Honestly, what better time to explore new interests than when you’re free of the distractions that once weighed down on you. Maybe you’ve never gotten into cooking, but you’ve always wanted to try. Maybe you’ve never thought you were one for the outdoors. Well, now is the time to buy the recipe book or join your friends on that hike you’ve always avoided.
You never know how much you love something until you try it.
9. Don’t Look For Another Vice
Sure, you’ve abandoned social media, but here’s a quick news flash: social media is not the only addictive force that can eat away at your time and hinder your creativity.
There are plenty of other things that function in the same way social media does, things that get you hooked and take away from more fulfilling alternatives. Video games, drinking, smoking, gambling, and even drugs can all present themselves as options to fill the void left behind by social media.
Don’t give in! Pivoting to another addiction is just as damaging, and some things can hurt you even more than social media. If unplugging makes you pivot to another destructive force, you’re doing it wrong.
Instead, focus on your social interactions. Don’t spend too much time alone because you will end up looking for distractions.
10. Remember Why You’re Doing This
Let’s face it. Any digital detox is going to be tough.
But in the times where you ask yourself why you even bother, where you question what you’re actually gaining from cutting a destructive force out of your life, remember how you go to this point.

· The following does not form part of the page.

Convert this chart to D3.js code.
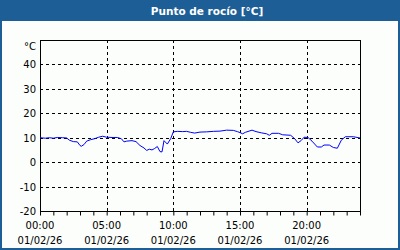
<!DOCTYPE html>
<html>
<head>
<meta charset="utf-8">
<script src="https://cdn.jsdelivr.net/npm/d3@7"></script>
<style>
  body { margin: 0; background: #fbfefb; }
  svg { display: block; }
</style>
</head>
<body>
<script>
// punto de rocío, 01/02/26 (horas desde 00:00)
const hours = [0, 0.4, 0.7, 1, 1.3, 1.7, 2, 2.2, 2.5, 2.8, 3, 3.1, 3.3, 3.5, 3.8, 4.1, 4.4, 4.7,
  5, 5.4, 5.8, 6.1, 6.3, 6.5, 6.9, 7.2, 7.5, 7.8, 8, 8.2, 8.4, 8.6, 8.8, 9, 9.15, 9.3, 9.55, 9.8,
  10, 10.3, 10.7, 11, 11.3, 11.6, 12, 12.5, 13, 13.5, 14, 14.5, 14.8, 15, 15.2, 15.4, 15.9,
  16.2, 16.6, 17, 17.2, 17.4, 17.9, 18.2, 18.8, 19.1, 19.35, 19.6, 19.8, 20.1, 20.4, 20.8,
  21.1, 21.3, 21.7, 22, 22.3, 22.6, 22.9, 23.5, 24]
const dewpoint = [10, 9.8, 10, 9.8, 10.1, 10, 9.9, 9, 8.4, 8.3, 6.8, 6.5, 7.2, 8.6, 9.2, 9.6, 10.2, 10.6,
  10.2, 10.1, 10.1, 9.6, 8.3, 8.6, 8.8, 8.4, 6.8, 5.8, 4.8, 5.3, 5, 5.6, 6.4, 4.3, 4.2, 8.8, 7.4, 9.6,
  12.4, 12.6, 12.5, 12.6, 12.2, 11.9, 12.3, 12.4, 12.6, 12.7, 13.1, 13, 12.5, 12.1, 11.6, 12.2, 13.1,
  12.5, 12, 11.6, 11, 11.8, 11.8, 11.2, 11, 9.6, 7.9, 8.9, 10.2, 10.1, 8.6, 6.2,
  6.2, 7, 7, 6, 5.7, 9, 10.4, 10.4, 9.9]
const yTicks = [-20, -10, 0, 10, 20, 30, 40]
const xTicks = [0, 5, 10, 15, 20]
const xLabels = ['00:00', '05:00', '10:00', '15:00', '20:00']
const dateLabel = '01/02/26'

const W = 400, H = 250
const m = {top: 40, right: 40, bottom: 39, left: 40}

const svg = d3.select('body').append('svg').attr('width', W).attr('height', H)
  .style('font-family', '"DejaVu Sans", Verdana, sans-serif')

// marco y título
svg.append('rect').attr('x', 1).attr('y', 1).attr('width', W - 2).attr('height', H - 2)
  .attr('fill', '#fbfefb').attr('stroke', '#1e5e96').attr('stroke-width', 2)
svg.append('rect').attr('x', 0).attr('y', 0).attr('width', W).attr('height', 21).attr('fill', '#1e5e96')
svg.append('text').attr('x', 207).attr('y', 15).attr('text-anchor', 'middle')
  .attr('fill', '#fff').attr('font-weight', 'bold').attr('font-size', 10.5)
  .text('Punto de rocío [°C]')

const x = d3.scaleLinear().domain([0, 24]).range([m.left, W - m.right])
const y = d3.scaleLinear().domain([-20, 50]).range([H - m.bottom, m.top])

const g = svg.append('g')

// rejilla
g.selectAll('.hgrid').data(yTicks.filter(d => d > -20)).enter().append('line')
  .attr('x1', x(0)).attr('x2', x(24))
  .attr('y1', d => Math.round(y(d)) + 0.5).attr('y2', d => Math.round(y(d)) + 0.5)
  .attr('stroke', '#000').attr('stroke-dasharray', '3,3')
g.selectAll('.vgrid').data(xTicks.filter(d => d > 0)).enter().append('line')
  .attr('x1', d => Math.round(x(d)) + 0.5).attr('x2', d => Math.round(x(d)) + 0.5)
  .attr('y1', y(50)).attr('y2', y(-20))
  .attr('stroke', '#000').attr('stroke-dasharray', '3,3')

// eje x: marcas cada hora
const xAxis = g.append('g').attr('transform', 'translate(0,' + (Math.round(y(-20)) + 0.5) + ')')
  .call(d3.axisBottom(x).tickValues(d3.range(0, 25)).tickSize(4).tickFormat(''))
xAxis.select('.domain').remove()
xAxis.selectAll('line').attr('stroke', '#000')

// marco del gráfico
g.append('rect').attr('x', x(0) + 0.5).attr('y', y(50) + 0.5)
  .attr('width', x(24) - x(0)).attr('height', y(-20) - y(50))
  .attr('fill', 'none').attr('stroke', '#000')

// etiquetas
g.selectAll('.ylab').data(yTicks).enter().append('text')
  .attr('x', 36).attr('y', d => y(d) + 4).attr('text-anchor', 'end')
  .attr('font-size', 10).attr('fill', '#000').text(d => d)
g.append('text').attr('x', 36).attr('y', 50).attr('text-anchor', 'end')
  .attr('font-size', 10).text('°C')

g.selectAll('.xlab').data(xTicks).enter().append('text')
  .attr('x', d => x(d)).attr('y', 229).attr('text-anchor', 'middle')
  .attr('font-size', 10).text((d, i) => xLabels[i])
g.selectAll('.xdate').data(xTicks).enter().append('text')
  .attr('x', d => x(d)).attr('y', 244).attr('text-anchor', 'middle')
  .attr('font-size', 10).text(dateLabel)

// serie
const line = d3.line().x((d, i) => x(hours[i])).y(d => y(d))
g.append('path').datum(dewpoint).attr('d', line)
  .attr('fill', 'none').attr('stroke', '#0000ff').attr('stroke-width', 1)
</script>
</body>
</html>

If you’re reading this article, you probably have a very legitimate reason to let go of social media. For me, it was a need to focus my energy on more creative outlets. And whenever I found myself fiening for the fix I got when I consumed content at the rapid, rewarding rate of social media, I remembered the promise I made. I remembered why I quit social media in the first place and how much happier I was without it.
If you find yourself questioning your decision to go on a digital detox, I implore you to do the same. Chances are you’ll remember exactly how you got to this point and in doing that, you’ll find the impetus to carry on.